### [STATED PROBLEM]
Repeat, exactly and only, the lines from the beginning of the data through the line with "import pandas as pd". Pictures are left out.

§

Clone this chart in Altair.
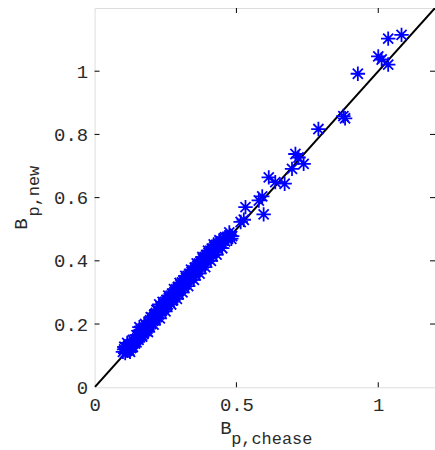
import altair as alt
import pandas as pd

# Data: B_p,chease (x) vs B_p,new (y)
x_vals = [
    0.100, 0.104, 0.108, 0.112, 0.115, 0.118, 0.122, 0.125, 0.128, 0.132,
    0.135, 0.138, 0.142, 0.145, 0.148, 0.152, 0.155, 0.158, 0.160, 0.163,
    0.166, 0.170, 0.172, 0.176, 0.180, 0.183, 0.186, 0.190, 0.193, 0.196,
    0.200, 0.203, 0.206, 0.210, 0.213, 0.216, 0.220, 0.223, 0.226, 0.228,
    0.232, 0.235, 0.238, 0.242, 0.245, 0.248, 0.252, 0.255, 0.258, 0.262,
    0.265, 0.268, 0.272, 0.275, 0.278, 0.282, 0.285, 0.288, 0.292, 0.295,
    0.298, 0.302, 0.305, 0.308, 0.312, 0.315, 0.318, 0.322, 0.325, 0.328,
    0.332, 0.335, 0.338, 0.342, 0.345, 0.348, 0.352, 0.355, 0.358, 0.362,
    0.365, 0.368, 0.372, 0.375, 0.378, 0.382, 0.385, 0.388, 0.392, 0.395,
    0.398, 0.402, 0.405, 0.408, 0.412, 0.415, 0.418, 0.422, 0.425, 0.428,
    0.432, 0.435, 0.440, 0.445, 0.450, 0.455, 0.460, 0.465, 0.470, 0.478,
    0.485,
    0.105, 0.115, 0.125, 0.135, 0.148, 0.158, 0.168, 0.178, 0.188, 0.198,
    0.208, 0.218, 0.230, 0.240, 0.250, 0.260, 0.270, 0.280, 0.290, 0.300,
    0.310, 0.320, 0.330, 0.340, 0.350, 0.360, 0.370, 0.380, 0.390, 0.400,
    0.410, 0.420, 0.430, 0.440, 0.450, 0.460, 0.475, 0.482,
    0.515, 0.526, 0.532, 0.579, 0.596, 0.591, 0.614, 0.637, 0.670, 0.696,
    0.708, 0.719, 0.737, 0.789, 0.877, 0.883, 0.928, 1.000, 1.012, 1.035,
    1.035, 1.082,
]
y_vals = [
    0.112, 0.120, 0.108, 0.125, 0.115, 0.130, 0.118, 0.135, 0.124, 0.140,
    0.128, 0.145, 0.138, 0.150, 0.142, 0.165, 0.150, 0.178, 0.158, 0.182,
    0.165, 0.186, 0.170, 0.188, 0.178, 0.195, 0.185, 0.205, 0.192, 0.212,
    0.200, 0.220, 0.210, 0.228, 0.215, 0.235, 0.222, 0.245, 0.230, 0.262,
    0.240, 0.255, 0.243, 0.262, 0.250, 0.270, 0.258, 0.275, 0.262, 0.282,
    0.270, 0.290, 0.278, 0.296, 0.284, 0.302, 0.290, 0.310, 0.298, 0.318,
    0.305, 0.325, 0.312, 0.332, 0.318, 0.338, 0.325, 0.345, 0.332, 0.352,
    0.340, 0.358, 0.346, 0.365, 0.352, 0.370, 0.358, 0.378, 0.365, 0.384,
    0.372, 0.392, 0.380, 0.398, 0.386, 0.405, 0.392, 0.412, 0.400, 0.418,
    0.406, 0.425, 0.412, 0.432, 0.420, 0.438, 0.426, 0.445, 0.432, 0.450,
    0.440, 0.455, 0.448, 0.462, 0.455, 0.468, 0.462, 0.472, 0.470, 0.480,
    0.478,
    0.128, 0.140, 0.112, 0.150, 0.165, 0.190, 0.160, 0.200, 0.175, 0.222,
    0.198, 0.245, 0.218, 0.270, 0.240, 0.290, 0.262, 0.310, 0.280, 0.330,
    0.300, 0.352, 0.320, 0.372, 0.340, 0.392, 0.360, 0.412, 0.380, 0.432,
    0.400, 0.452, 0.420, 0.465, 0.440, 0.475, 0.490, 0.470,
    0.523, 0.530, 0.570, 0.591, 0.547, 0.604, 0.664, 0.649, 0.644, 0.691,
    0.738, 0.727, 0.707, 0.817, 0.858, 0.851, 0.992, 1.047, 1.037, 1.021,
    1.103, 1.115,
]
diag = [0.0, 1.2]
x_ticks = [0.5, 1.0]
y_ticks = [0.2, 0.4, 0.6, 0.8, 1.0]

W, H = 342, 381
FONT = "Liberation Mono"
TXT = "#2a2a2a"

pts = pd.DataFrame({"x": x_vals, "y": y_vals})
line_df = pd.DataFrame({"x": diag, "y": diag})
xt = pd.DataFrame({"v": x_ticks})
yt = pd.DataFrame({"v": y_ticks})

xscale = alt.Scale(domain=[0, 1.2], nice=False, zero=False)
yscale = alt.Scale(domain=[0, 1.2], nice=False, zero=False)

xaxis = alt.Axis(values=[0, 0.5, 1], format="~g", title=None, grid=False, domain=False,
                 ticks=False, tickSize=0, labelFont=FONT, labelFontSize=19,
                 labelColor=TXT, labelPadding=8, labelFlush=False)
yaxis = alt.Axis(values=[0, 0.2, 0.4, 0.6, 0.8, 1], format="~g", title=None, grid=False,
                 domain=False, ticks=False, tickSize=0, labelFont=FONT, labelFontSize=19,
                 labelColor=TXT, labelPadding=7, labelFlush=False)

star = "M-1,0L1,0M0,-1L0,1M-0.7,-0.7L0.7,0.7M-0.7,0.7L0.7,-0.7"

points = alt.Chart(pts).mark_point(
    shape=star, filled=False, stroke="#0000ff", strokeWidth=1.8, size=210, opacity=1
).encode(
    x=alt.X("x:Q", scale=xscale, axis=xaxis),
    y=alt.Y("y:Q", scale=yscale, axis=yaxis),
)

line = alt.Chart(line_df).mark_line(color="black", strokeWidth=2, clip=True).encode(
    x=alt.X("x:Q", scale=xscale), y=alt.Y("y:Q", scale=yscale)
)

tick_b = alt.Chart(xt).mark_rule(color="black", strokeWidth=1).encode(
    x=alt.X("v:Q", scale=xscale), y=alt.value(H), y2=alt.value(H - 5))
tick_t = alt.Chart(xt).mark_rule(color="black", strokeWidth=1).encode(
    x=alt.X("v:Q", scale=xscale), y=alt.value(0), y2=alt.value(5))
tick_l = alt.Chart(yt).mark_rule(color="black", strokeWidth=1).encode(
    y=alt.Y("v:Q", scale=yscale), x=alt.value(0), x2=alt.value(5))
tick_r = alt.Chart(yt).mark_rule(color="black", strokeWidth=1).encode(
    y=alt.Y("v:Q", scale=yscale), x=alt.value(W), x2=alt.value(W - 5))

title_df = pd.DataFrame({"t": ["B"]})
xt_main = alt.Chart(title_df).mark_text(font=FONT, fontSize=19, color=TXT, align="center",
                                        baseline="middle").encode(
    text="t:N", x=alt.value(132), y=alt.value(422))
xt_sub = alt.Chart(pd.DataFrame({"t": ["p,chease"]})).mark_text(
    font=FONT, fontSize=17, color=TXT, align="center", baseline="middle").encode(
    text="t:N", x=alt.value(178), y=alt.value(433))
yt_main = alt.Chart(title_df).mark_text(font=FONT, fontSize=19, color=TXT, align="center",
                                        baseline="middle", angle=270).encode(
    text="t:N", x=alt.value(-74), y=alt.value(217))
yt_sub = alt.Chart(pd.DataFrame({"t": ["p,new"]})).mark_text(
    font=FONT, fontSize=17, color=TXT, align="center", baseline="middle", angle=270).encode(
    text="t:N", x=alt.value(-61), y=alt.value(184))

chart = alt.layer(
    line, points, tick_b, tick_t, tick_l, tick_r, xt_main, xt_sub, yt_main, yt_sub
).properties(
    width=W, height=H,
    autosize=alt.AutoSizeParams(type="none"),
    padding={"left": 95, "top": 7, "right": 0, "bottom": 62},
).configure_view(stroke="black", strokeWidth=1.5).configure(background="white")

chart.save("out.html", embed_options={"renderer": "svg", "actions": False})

§

### [EXPECTED ANSWER]
Clone this chart in Altair.
import altair as alt
import pandas as pd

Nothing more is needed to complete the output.